> **WHAT IS NEEDED**: A single run of lines is to be printed exactly: starting at the line with "Clone this chart in Observable Plot." and ending at the line with "const fmt = d => String(d);", both included. Leave the pictures out.

Data listing:
● ● ● ●
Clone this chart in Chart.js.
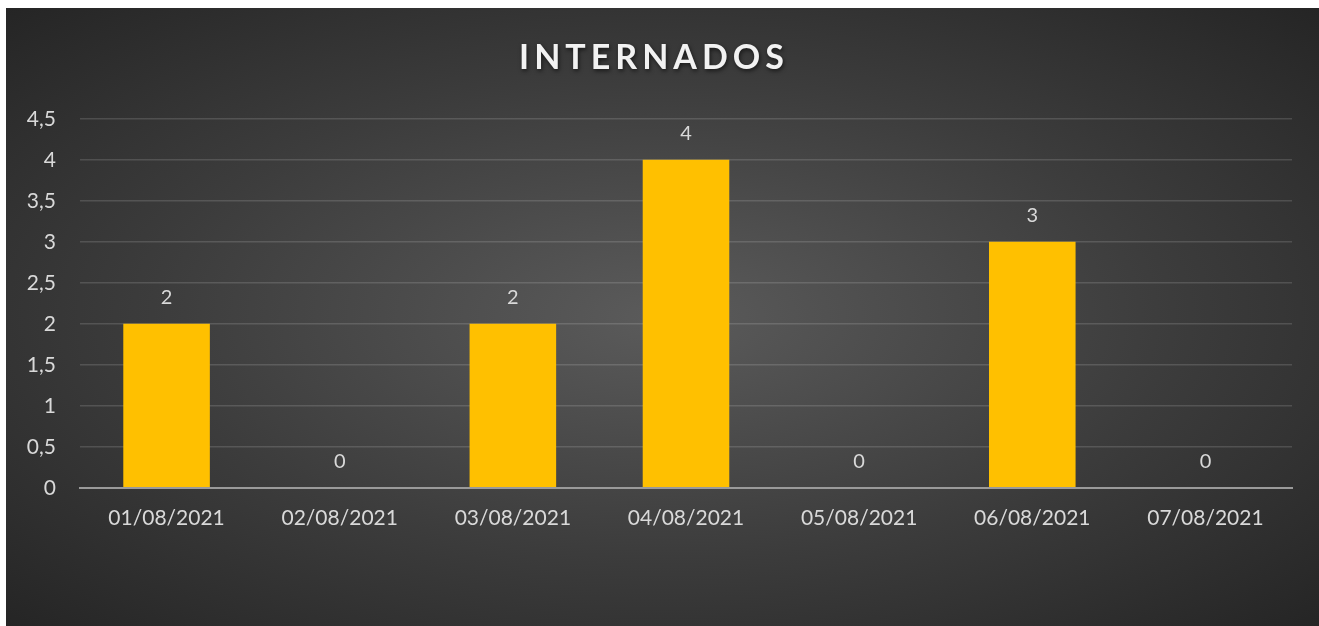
<!DOCTYPE html>
<html>
<head>
<meta charset="utf-8">
<script src="https://cdn.jsdelivr.net/npm/chart.js@4.4.0/dist/chart.umd.min.js"></script>
<style>
  html, body { margin: 0; padding: 0; background: #ffffff; width: 1319px; height: 626px; overflow: hidden; }
  #wrap {
    position: absolute; left: 6px; top: 8px; width: 1313px; height: 618px;
    background: radial-gradient(ellipse farthest-corner at 50% 50%, #5b5b5b 0%, #3c3c3c 55%, #252525 100%);
  }
  canvas { display: block; }
</style>
</head>
<body>
<div id="wrap"><canvas id="c" width="1313" height="618"></canvas></div>
<script>
const chartTitle = 'INTERNADOS';
const categories = ['01/08/2021', '02/08/2021', '03/08/2021', '04/08/2021', '05/08/2021', '06/08/2021', '07/08/2021'];
const values = [2, 0, 2, 4, 0, 3, 0];
const yTickValues = [0, 0.5, 1, 1.5, 2, 2.5, 3, 3.5, 4, 4.5];
const yTickLabels = ['0', '0,5', '1', '1,5', '2', '2,5', '3', '3,5', '4', '4,5'];

const FONT = 'Lato, "Open Sans", sans-serif';

const titleStyle = {
  id: 'titleStyle',
  beforeDraw(chart) {
    const tb = chart.titleBlock;
    if (tb && !tb._patched) {
      const orig = tb.draw;
      tb.draw = function () {
        const ctx = chart.ctx;
        ctx.save();
        ctx.letterSpacing = '5px';
        ctx.shadowColor = 'rgba(0,0,0,0.6)';
        ctx.shadowBlur = 4;
        ctx.shadowOffsetX = 1;
        ctx.shadowOffsetY = 2;
        orig.apply(this, arguments);
        ctx.restore();
      };
      tb._patched = true;
    }
  }
};

const dataLabels = {
  id: 'dataLabels',
  afterDatasetsDraw(chart) {
    const ctx = chart.ctx;
    const meta = chart.getDatasetMeta(0);
    ctx.save();
    ctx.font = '20px ' + FONT;
    ctx.fillStyle = '#d9d9d9';
    ctx.textAlign = 'center';
    ctx.textBaseline = 'middle';
    meta.data.forEach((bar, i) => {
      const v = chart.data.datasets[0].data[i];
      ctx.fillText(String(v), bar.x, bar.y - 26);
    });
    ctx.restore();
  }
};

new Chart(document.getElementById('c'), {
  type: 'bar',
  data: {
    labels: categories,
    datasets: [{
      label: chartTitle,
      data: values,
      backgroundColor: '#FFC000',
      borderWidth: 0,
      barPercentage: 0.5,
      categoryPercentage: 1.0
    }]
  },
  options: {
    responsive: false,
    animation: false,
    layout: { padding: { left: 10, right: 27, top: 0, bottom: 85 } },
    plugins: {
      legend: { display: false },
      tooltip: { enabled: false },
      title: {
        display: true,
        text: chartTitle,
        color: '#f2f2f2',
        font: { family: FONT, size: 34, weight: 'bold' },
        padding: { top: 30, bottom: 40 }
      }
    },
    scales: {
      x: {
        grid: { display: false },
        border: { display: true, color: '#9a9a9a', width: 2 },
        ticks: { color: '#d9d9d9', font: { family: FONT, size: 21 }, padding: 10, maxRotation: 0 }
      },
      y: {
        min: 0,
        max: 4.5,
        afterBuildTicks(scale) { scale.ticks = yTickValues.map(v => ({ value: v })); },
        afterFit(scale) { scale.width = 64; },
        grid: { color: 'rgba(255,255,255,0.14)', lineWidth: 1.5, drawTicks: false },
        border: { display: false },
        ticks: {
          color: '#d9d9d9',
          font: { family: FONT, size: 21 },
          padding: 24,
          callback(value) { const i = yTickValues.indexOf(value); return i >= 0 ? yTickLabels[i] : ''; }
        }
      }
    }
  },
  plugins: [titleStyle, dataLabels]
});
</script>
</body>
</html>
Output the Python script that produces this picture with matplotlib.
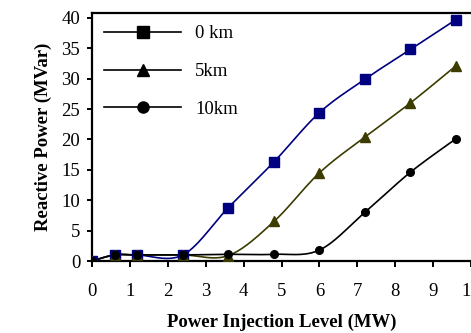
import numpy as np
import matplotlib
matplotlib.use("Agg")
import matplotlib.pyplot as plt
from matplotlib.lines import Line2D

# data
power_mw = [0, 0.6, 1.2, 2.4, 3.6, 4.8, 6.0, 7.2, 8.4, 9.6]
q_0km = [0, 1, 1, 1, 8.8, 16.3, 24.4, 29.9, 34.8, 39.7]
q_5km = [0, 1, 1, 1, 0.9, 6.5, 14.5, 20.4, 26.0, 32.1]
q_10km = [0, 1, 1, 1, 1.1, 1.1, 1.8, 8.0, 14.6, 20.1]
labels = ["0 km", "5km", "10km"]
x_ticks = list(range(0, 11))
y_ticks = list(range(0, 45, 5))

plt.rcParams['font.family'] = ['Liberation Serif', 'DejaVu Serif']


def smooth(x, y, n=30):
    """Excel-like smoothed line: Catmull-Rom bezier through the points."""
    p = np.column_stack([x, y]).astype(float)
    pts = [p[0]]
    for i in range(len(p) - 1):
        p0 = p[i - 1] if i > 0 else p[i]
        p1 = p[i]
        p2 = p[i + 1]
        p3 = p[i + 2] if i + 2 < len(p) else p[i + 1]
        c1 = p1 + (p2 - p0) / 6.0
        c2 = p2 - (p3 - p1) / 6.0
        t = np.linspace(0, 1, n)[1:, None]
        seg = ((1 - t) ** 3 * p1 + 3 * (1 - t) ** 2 * t * c1
               + 3 * (1 - t) * t ** 2 * c2 + t ** 3 * p2)
        pts.extend(seg)
    pts = np.array(pts)
    return pts[:, 0], pts[:, 1]


fig = plt.figure(figsize=(4.71, 3.33), dpi=100)
ax = fig.add_axes([92 / 471, 72 / 333, 379 / 471, 248 / 333])

series = [
    (q_0km, "#000080", "s", 6.5),
    (q_5km, "#3c3c00", "^", 6.5),
    (q_10km, "black", "o", 5.5),
]
for vals, col, mk, ms in series:
    sx, sy = smooth(power_mw, vals)
    ax.plot(sx, sy, color=col, lw=1.2, zorder=3)
    ax.plot(power_mw, vals, ls="none", marker=mk, ms=ms, color=col, zorder=4)

ax.set_xlim(0, 379 / 38.4)
ax.set_ylim(0, 40.8)
ax.set_xticks(x_ticks)
ax.set_yticks(y_ticks)
ax.spines['right'].set_visible(False)
for s in ['left', 'bottom', 'top']:
    ax.spines[s].set_linewidth(1.6)
ax.tick_params(axis='x', direction='out', length=4.5, width=1.4, pad=11,
               labelsize=13.5)
ax.tick_params(axis='y', direction='out', length=3.5, width=1.4, pad=5,
               labelsize=13.5)
ax.set_xlabel("Power Injection Level (MW)", fontsize=13.5, fontweight='bold',
              labelpad=10)
ax.set_ylabel("Reactive Power (MVar)", fontsize=13.5, fontweight='bold',
              labelpad=7)

handles = [Line2D([], [], color='black', lw=1.2, marker=m, ms=ms)
           for m, ms in [("s", 8), ("^", 8), ("o", 8)]]
ax.legend(handles, labels, loc='upper left', bbox_to_anchor=(0.0, 1.0),
          frameon=False, fontsize=13.5, handlelength=4.1, handletextpad=0.75,
          labelspacing=1.1, borderaxespad=0.25)

fig.savefig("out.png", dpi=100)
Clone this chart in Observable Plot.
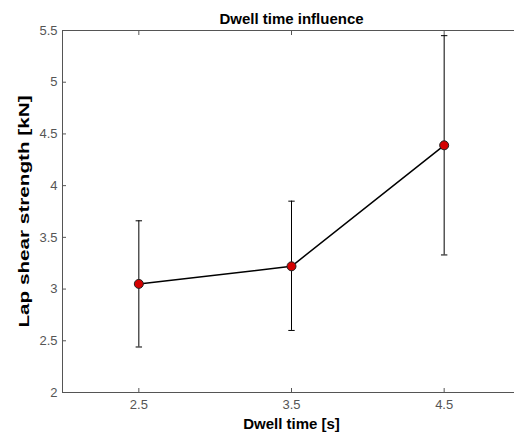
<!DOCTYPE html>
<html>
<head>
<meta charset="utf-8">
<script src="https://cdn.jsdelivr.net/npm/d3@7"></script>
<script src="https://cdn.jsdelivr.net/npm/@observablehq/plot@0.6"></script>
<style>
  html, body { margin: 0; padding: 0; background: #fff; overflow: hidden; }
  #chart { width: 514px; height: 437px; }
</style>
</head>
<body>
<div id="chart"></div>
<script>
const dwell = [2.5, 3.5, 4.5];
const strength = [3.05, 3.22, 4.39];
const lower = [2.44, 2.60, 3.33];
const upper = [3.66, 3.85, 5.45];
const xTicks = [2.5, 3.5, 4.5];
const yTicks = [2, 2.5, 3, 3.5, 4, 4.5, 5, 5.5];
const title = "Dwell time influence";
const xLabel = "Dwell time [s]";
const yLabel = "Lap shear strength [kN]";

const data = dwell.map((d, i) => ({x: d, y: strength[i], lo: lower[i], hi: upper[i]}));

const capSymbol = {
  draw(ctx, size) {
    const r = Math.sqrt(size / Math.PI);
    ctx.moveTo(-r, 0);
    ctx.lineTo(r, 0);
  }
};

const axisColor = "#555";
const fmt = d => String(d);

const plot = Plot.plot({
  width: 514,
  height: 437,
  marginLeft: 62,
  marginRight: -6,
  marginTop: 30,
  marginBottom: 45,
  style: {fontFamily: "'Liberation Sans', Arial, sans-serif", fontSize: "13px", background: "#fff"},
  x: {domain: [2, 5]},
  y: {domain: [2, 5.5]},
  marks: [
    Plot.frame({stroke: axisColor}),
    Plot.axisX({ticks: xTicks, tickFormat: fmt, tickSize: -4, tickPadding: 11, stroke: axisColor, fill: "#555",
      label: xLabel, labelAnchor: "center", labelArrow: "none", labelOffset: 36}),
    Plot.axisX({anchor: "top", ticks: xTicks, tickFormat: () => "", tickSize: -4, stroke: axisColor, label: null}),
    Plot.axisY({ticks: yTicks, tickFormat: fmt, tickSize: -4, tickPadding: 9, stroke: axisColor, fill: "#555",
      label: yLabel, labelAnchor: "center", labelArrow: "none", labelOffset: 44}),
    Plot.ruleX(data, {x: "x", y1: "lo", y2: "hi", stroke: "#000", strokeWidth: 1}),
    Plot.dot(data, {x: "x", y: "lo", symbol: capSymbol, r: 3.2, stroke: "#000", strokeWidth: 1}),
    Plot.dot(data, {x: "x", y: "hi", symbol: capSymbol, r: 3.2, stroke: "#000", strokeWidth: 1}),
    Plot.line(data, {x: "x", y: "y", stroke: "#000", strokeWidth: 1.5}),
    Plot.dot(data, {x: "x", y: "y", r: 4.5, fill: "#d40000", stroke: "#222", strokeWidth: 1}),
    Plot.text([title], {text: d => d, frameAnchor: "top", dy: -17, fontSize: 15, fontWeight: "bold", fill: "#000"})
  ]
});

plot.querySelectorAll("[aria-label='x-axis label'], [aria-label='y-axis label']").forEach(g => {
  g.setAttribute("fill", "#000");
  g.setAttribute("font-weight", "bold");
  g.setAttribute("font-size", "15");
});
// the reference's y label is drawn stretched along its length
plot.querySelectorAll("[aria-label='y-axis label'] text").forEach(t => {
  const tr = t.getAttribute("transform") || "";
  t.setAttribute("transform", tr + " scale(1.38,1)");
});
document.getElementById("chart").appendChild(plot);
</script>
</body>
</html>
● ● ● ●
> **FULL OUTPUT**:
Clone this chart in Observable Plot.
<!DOCTYPE html>
<html>
<head>
<meta charset="utf-8">
<script src="https://cdn.jsdelivr.net/npm/d3@7"></script>
<script src="https://cdn.jsdelivr.net/npm/@observablehq/plot@0.6"></script>
<style>
  html, body { margin: 0; padding: 0; background: #fff; overflow: hidden; }
  #chart { width: 514px; height: 437px; }
</style>
</head>
<body>
<div id="chart"></div>
<script>
const dwell = [2.5, 3.5, 4.5];
const strength = [3.05, 3.22, 4.39];
const lower = [2.44, 2.60, 3.33];
const upper = [3.66, 3.85, 5.45];
const xTicks = [2.5, 3.5, 4.5];
const yTicks = [2, 2.5, 3, 3.5, 4, 4.5, 5, 5.5];
const title = "Dwell time influence";
const xLabel = "Dwell time [s]";
const yLabel = "Lap shear strength [kN]";

const data = dwell.map((d, i) => ({x: d, y: strength[i], lo: lower[i], hi: upper[i]}));

const capSymbol = {
  draw(ctx, size) {
    const r = Math.sqrt(size / Math.PI);
    ctx.moveTo(-r, 0);
    ctx.lineTo(r, 0);
  }
};

const axisColor = "#555";
const fmt = d => String(d);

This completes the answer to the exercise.